═════ Data for this exercise ═════

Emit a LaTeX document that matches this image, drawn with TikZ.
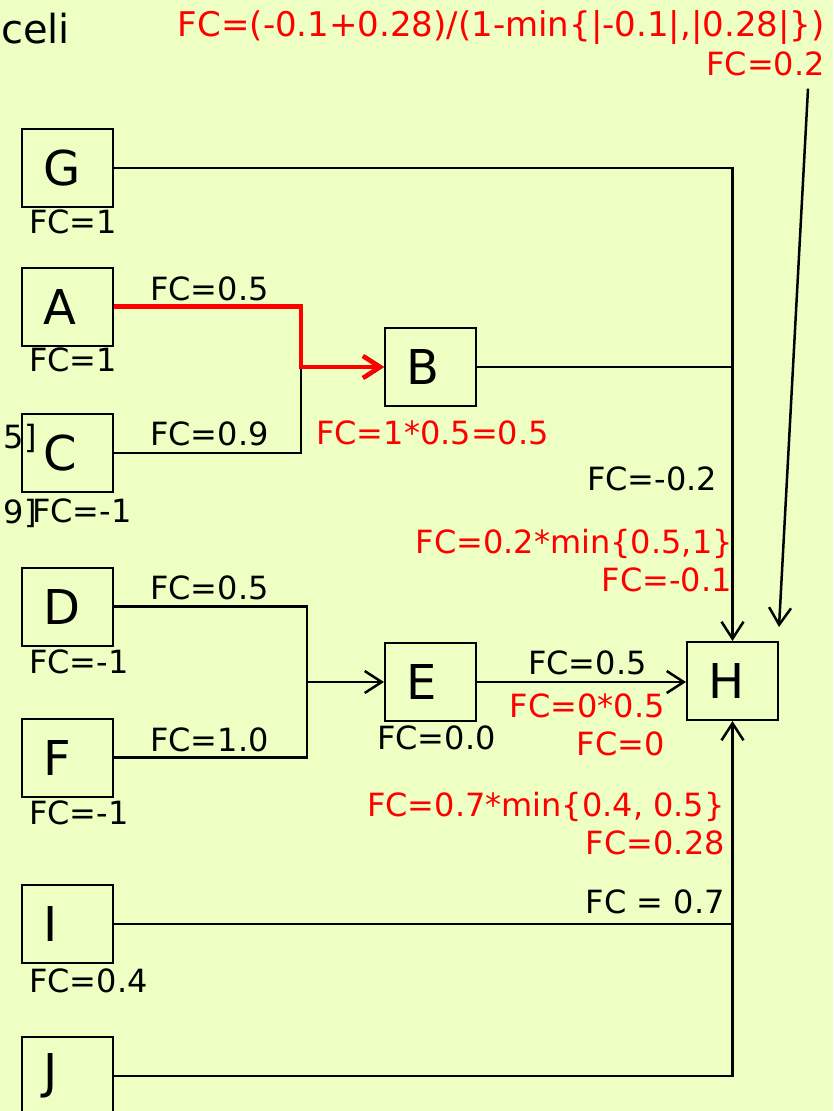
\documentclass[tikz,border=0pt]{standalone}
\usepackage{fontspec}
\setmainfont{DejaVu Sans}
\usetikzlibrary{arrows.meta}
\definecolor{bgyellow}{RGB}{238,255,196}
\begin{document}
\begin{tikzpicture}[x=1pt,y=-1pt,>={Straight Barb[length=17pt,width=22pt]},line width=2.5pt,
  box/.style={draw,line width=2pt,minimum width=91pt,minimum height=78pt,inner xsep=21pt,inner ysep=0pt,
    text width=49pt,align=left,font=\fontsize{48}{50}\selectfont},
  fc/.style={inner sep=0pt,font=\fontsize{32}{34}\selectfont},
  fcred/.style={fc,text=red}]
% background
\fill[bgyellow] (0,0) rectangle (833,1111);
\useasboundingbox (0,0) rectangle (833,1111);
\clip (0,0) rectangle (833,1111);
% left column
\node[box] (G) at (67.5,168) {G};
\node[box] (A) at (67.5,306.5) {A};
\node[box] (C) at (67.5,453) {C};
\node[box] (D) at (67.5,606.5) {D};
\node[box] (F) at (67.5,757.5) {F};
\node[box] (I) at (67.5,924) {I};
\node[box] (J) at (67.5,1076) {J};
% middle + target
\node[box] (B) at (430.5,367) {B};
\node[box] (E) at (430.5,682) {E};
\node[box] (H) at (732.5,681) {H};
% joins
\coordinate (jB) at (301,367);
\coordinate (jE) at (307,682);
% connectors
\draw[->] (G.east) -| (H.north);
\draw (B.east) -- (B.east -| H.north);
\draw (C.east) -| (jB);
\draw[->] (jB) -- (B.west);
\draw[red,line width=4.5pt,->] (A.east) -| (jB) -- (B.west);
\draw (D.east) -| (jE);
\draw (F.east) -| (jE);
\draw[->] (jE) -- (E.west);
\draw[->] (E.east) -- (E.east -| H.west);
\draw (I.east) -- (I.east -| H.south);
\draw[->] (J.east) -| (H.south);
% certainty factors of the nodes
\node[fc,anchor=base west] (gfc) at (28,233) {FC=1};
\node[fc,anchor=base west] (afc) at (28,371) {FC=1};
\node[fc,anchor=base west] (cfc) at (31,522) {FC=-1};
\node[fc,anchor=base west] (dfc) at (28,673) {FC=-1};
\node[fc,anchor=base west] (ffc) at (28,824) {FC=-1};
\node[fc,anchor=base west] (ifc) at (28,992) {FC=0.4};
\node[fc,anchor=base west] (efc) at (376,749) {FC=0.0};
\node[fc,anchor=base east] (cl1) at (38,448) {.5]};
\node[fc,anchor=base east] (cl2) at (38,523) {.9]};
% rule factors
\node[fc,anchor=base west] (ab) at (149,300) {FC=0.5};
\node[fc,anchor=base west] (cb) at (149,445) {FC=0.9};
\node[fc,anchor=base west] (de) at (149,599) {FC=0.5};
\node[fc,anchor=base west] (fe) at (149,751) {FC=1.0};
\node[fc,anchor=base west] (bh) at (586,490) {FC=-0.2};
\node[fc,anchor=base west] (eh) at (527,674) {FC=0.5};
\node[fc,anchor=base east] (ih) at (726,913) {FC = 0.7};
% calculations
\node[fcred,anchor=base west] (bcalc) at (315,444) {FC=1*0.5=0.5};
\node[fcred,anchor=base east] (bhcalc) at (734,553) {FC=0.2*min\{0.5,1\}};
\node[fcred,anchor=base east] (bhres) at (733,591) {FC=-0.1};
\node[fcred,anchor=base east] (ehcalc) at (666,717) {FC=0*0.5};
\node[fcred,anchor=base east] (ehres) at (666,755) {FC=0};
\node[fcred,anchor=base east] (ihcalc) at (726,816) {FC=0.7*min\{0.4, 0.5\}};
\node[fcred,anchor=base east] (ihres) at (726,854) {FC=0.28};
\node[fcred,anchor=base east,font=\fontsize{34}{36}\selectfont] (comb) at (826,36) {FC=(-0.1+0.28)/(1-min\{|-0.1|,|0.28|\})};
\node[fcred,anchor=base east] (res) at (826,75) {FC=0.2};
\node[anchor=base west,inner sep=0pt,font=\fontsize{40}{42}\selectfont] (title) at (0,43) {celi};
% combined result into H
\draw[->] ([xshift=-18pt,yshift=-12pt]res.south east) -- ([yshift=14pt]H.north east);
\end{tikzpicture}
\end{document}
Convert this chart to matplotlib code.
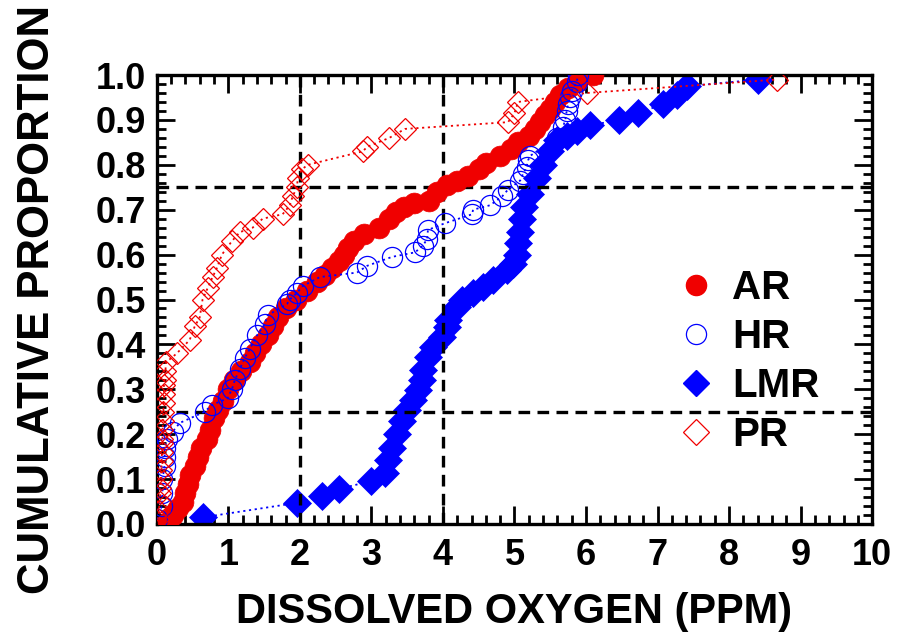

═════

• The exercise: Ignore the images and quote every line of the listing exactly.

• The response:
Emit a LaTeX document that matches this image, drawn with TikZ.
\documentclass[tikz,border=0pt]{standalone}
\usepackage{fontspec}
\setmainfont{DejaVu Sans}
\usetikzlibrary{arrows.meta}
\definecolor{bgyellow}{RGB}{238,255,196}
\begin{document}
\begin{tikzpicture}[x=1pt,y=-1pt,>={Straight Barb[length=17pt,width=22pt]},line width=2.5pt,
  box/.style={draw,line width=2pt,minimum width=91pt,minimum height=78pt,inner xsep=21pt,inner ysep=0pt,
    text width=49pt,align=left,font=\fontsize{48}{50}\selectfont},
  fc/.style={inner sep=0pt,font=\fontsize{32}{34}\selectfont},
  fcred/.style={fc,text=red}]
% background
\fill[bgyellow] (0,0) rectangle (833,1111);
\useasboundingbox (0,0) rectangle (833,1111);
\clip (0,0) rectangle (833,1111);
% left column
\node[box] (G) at (67.5,168) {G};
\node[box] (A) at (67.5,306.5) {A};
\node[box] (C) at (67.5,453) {C};
\node[box] (D) at (67.5,606.5) {D};
\node[box] (F) at (67.5,757.5) {F};
\node[box] (I) at (67.5,924) {I};
\node[box] (J) at (67.5,1076) {J};
% middle + target
\node[box] (B) at (430.5,367) {B};
\node[box] (E) at (430.5,682) {E};
\node[box] (H) at (732.5,681) {H};
% joins
\coordinate (jB) at (301,367);
\coordinate (jE) at (307,682);
% connectors
\draw[->] (G.east) -| (H.north);
\draw (B.east) -- (B.east -| H.north);
\draw (C.east) -| (jB);
\draw[->] (jB) -- (B.west);
\draw[red,line width=4.5pt,->] (A.east) -| (jB) -- (B.west);
\draw (D.east) -| (jE);
\draw (F.east) -| (jE);
\draw[->] (jE) -- (E.west);
\draw[->] (E.east) -- (E.east -| H.west);
\draw (I.east) -- (I.east -| H.south);
\draw[->] (J.east) -| (H.south);
% certainty factors of the nodes
\node[fc,anchor=base west] (gfc) at (28,233) {FC=1};
\node[fc,anchor=base west] (afc) at (28,371) {FC=1};
\node[fc,anchor=base west] (cfc) at (31,522) {FC=-1};
\node[fc,anchor=base west] (dfc) at (28,673) {FC=-1};
\node[fc,anchor=base west] (ffc) at (28,824) {FC=-1};
\node[fc,anchor=base west] (ifc) at (28,992) {FC=0.4};
\node[fc,anchor=base west] (efc) at (376,749) {FC=0.0};
\node[fc,anchor=base east] (cl1) at (38,448) {.5]};
\node[fc,anchor=base east] (cl2) at (38,523) {.9]};
% rule factors
\node[fc,anchor=base west] (ab) at (149,300) {FC=0.5};
\node[fc,anchor=base west] (cb) at (149,445) {FC=0.9};
\node[fc,anchor=base west] (de) at (149,599) {FC=0.5};
\node[fc,anchor=base west] (fe) at (149,751) {FC=1.0};
\node[fc,anchor=base west] (bh) at (586,490) {FC=-0.2};
\node[fc,anchor=base west] (eh) at (527,674) {FC=0.5};
\node[fc,anchor=base east] (ih) at (726,913) {FC = 0.7};
% calculations
\node[fcred,anchor=base west] (bcalc) at (315,444) {FC=1*0.5=0.5};
\node[fcred,anchor=base east] (bhcalc) at (734,553) {FC=0.2*min\{0.5,1\}};
\node[fcred,anchor=base east] (bhres) at (733,591) {FC=-0.1};
\node[fcred,anchor=base east] (ehcalc) at (666,717) {FC=0*0.5};
\node[fcred,anchor=base east] (ehres) at (666,755) {FC=0};
\node[fcred,anchor=base east] (ihcalc) at (726,816) {FC=0.7*min\{0.4, 0.5\}};
\node[fcred,anchor=base east] (ihres) at (726,854) {FC=0.28};
\node[fcred,anchor=base east,font=\fontsize{34}{36}\selectfont] (comb) at (826,36) {FC=(-0.1+0.28)/(1-min\{|-0.1|,|0.28|\})};
\node[fcred,anchor=base east] (res) at (826,75) {FC=0.2};
\node[anchor=base west,inner sep=0pt,font=\fontsize{40}{42}\selectfont] (title) at (0,43) {celi};
% combined result into H
\draw[->] ([xshift=-18pt,yshift=-12pt]res.south east) -- ([yshift=14pt]H.north east);
\end{tikzpicture}
\end{document}
Convert this chart to matplotlib code.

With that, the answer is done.